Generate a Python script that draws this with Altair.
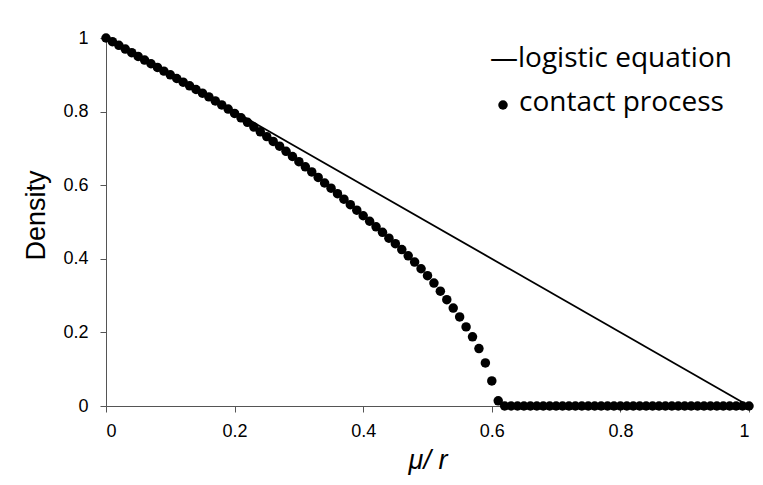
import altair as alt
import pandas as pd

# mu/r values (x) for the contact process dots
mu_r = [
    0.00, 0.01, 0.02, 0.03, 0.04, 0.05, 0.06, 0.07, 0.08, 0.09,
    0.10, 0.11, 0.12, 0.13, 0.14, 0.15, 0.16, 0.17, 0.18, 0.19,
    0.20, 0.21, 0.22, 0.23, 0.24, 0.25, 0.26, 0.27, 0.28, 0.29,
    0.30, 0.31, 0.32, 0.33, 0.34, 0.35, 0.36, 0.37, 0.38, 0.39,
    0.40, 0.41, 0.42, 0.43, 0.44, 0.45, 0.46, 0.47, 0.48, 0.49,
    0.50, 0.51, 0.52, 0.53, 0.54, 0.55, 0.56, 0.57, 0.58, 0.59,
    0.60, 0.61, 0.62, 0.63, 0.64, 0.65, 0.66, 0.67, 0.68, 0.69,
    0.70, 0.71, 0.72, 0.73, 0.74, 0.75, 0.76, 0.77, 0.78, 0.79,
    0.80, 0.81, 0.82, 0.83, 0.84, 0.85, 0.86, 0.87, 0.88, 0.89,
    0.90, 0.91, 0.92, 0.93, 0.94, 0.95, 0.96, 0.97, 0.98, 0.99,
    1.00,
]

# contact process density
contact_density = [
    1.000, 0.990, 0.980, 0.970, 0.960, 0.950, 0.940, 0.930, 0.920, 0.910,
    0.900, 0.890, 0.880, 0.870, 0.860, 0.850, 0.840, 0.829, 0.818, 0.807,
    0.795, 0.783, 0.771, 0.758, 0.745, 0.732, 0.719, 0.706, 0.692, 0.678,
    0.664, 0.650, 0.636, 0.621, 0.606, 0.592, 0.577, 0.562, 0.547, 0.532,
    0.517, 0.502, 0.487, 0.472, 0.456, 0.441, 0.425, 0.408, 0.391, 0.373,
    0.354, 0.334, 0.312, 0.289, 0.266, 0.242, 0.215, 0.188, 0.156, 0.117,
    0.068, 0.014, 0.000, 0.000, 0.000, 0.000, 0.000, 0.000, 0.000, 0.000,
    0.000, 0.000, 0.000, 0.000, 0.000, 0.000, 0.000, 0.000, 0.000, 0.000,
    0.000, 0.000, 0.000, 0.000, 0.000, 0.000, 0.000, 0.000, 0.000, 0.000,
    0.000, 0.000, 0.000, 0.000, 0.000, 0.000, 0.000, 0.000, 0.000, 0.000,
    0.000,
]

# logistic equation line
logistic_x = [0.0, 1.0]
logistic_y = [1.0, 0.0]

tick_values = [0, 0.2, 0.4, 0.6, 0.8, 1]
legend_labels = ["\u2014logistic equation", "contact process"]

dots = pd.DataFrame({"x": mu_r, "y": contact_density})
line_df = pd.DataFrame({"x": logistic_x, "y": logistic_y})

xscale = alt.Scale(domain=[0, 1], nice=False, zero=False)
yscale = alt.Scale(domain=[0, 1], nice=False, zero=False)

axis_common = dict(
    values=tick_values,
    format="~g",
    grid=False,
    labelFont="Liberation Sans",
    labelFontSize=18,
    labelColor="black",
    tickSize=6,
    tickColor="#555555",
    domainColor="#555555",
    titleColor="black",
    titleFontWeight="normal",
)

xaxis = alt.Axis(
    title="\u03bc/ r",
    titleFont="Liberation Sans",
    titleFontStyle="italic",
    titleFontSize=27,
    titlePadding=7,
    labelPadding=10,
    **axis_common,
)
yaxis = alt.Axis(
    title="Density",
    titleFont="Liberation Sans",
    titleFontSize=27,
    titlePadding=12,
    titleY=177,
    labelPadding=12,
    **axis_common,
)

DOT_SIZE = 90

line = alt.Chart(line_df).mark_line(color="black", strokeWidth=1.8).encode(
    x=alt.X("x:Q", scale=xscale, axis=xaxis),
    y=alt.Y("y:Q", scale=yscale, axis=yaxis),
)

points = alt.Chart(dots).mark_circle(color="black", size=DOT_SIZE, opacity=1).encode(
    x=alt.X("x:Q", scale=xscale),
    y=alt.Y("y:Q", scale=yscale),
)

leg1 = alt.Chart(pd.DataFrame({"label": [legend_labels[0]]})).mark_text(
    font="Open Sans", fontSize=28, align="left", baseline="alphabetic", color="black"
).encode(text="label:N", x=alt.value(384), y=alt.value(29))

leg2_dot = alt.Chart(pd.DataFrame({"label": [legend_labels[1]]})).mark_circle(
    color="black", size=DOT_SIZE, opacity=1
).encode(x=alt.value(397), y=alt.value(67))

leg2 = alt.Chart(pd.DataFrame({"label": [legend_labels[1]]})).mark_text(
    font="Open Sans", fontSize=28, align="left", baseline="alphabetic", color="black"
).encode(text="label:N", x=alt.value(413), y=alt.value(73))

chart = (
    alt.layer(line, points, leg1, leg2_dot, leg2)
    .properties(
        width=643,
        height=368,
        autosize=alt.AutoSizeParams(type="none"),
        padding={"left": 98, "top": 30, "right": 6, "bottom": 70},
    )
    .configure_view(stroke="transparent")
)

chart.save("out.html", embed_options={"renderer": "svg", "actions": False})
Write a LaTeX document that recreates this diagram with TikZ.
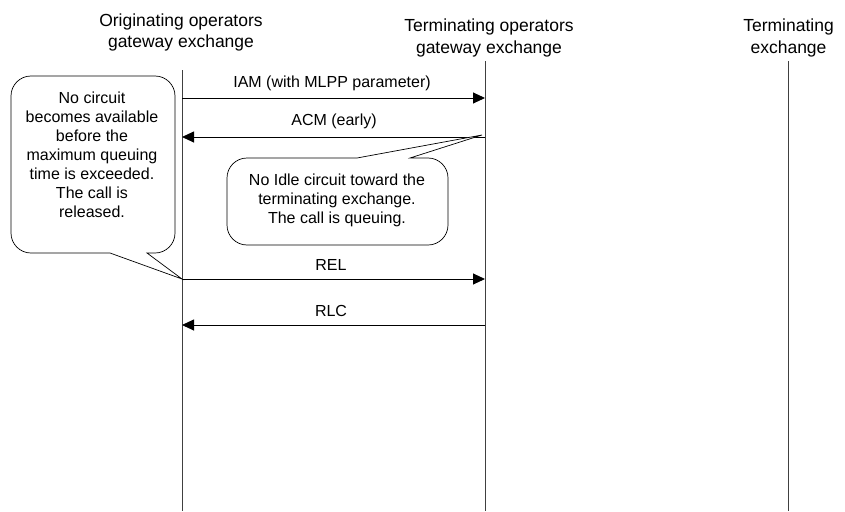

━━━━━━━━━━

→ Set task
Each line with the string "that" in it needs to be found and copied.

→ Completed task
Generate a Python script that draws this with Altair.
Write a LaTeX document that recreates this diagram with TikZ.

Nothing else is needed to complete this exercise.